Ransomware and phishing attacks soar during pandemic, finds Beazley
Ransomware attacks were up by a quarter in the first three months of 2020, according to the Beazley Breach Response (BBR).
BBR said the number of incidents involving ransomware reported to its service had increased by 25 percent compared to the last three months in 2019. It said that while “no industry was immune”, manufacturing showed “the steepest increase” with reported attacks up 156 percent in Q1 2020 compared with Q4 2019.
During Q1, BBR saw a particular spike in ransomware incidents at service providers for banks and credit unions as well as for healthcare organisations, which led to multiple reports.
As ransomware attacks grew, email attacks dropped by 16 percent in Q1 2020 from the quarter before, but BBR emphasised that it remains a problem.
It said that financial services, healthcare and retail sectors reported fewer compromised email incidents than in Q4 2019 “this may prove to be a temporary reprieve tied to behavioral changes amid the response to COVID-19”.
“Employees first adjusting to working from home may have been less responsive to emails generally, and organisations may have been more focused on quickly ramping up remote working capacity than on identifying and reporting email incidents.”
Moving in the second quarter of 2020, BBR saw cyber criminals making greater use of the opportunities presented by the pandemic.
Analysts warned: “We are likely to see more employees falling victim as attacks accelerate.
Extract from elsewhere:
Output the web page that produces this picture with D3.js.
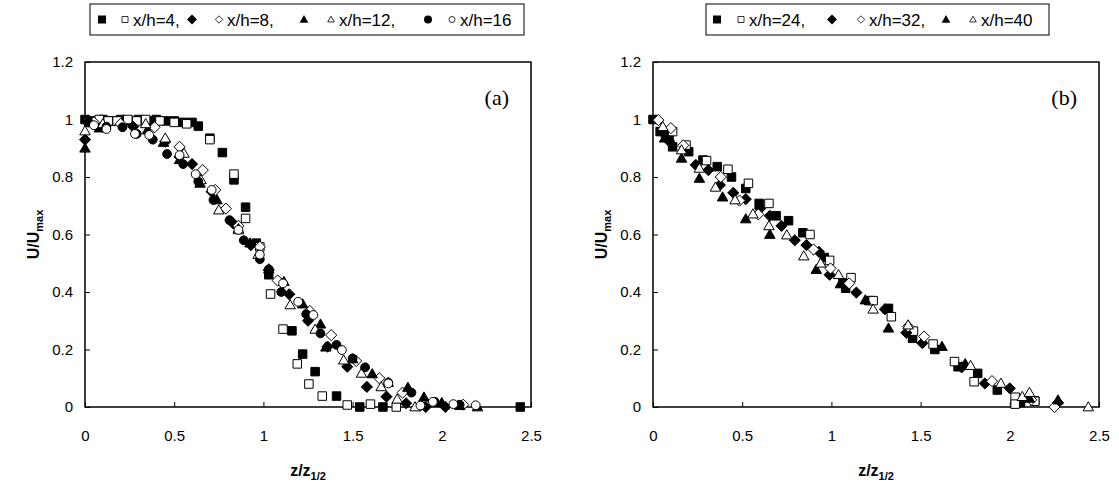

Research from security awareness training experts KnowBe4 reveals that COVID-19-related scams ranging from social media posts, smishing (text message phishing) and, above all, email phishing have skyrocketed during this time.
“During the pandemic, attackers are taking advantage of the fact that many employees have been working from home, without the technical protections that their corporate networks often provide.”
Remote working means employees are having to use personal computers “without the advantage of managed endpoint protection or even regular patching schedules that are also managed by the typical IT team”. BBR added that many organisational policies are “not designed to function in these distributed environments, leaving them less protected against wire transfer fraud and similar attacks”.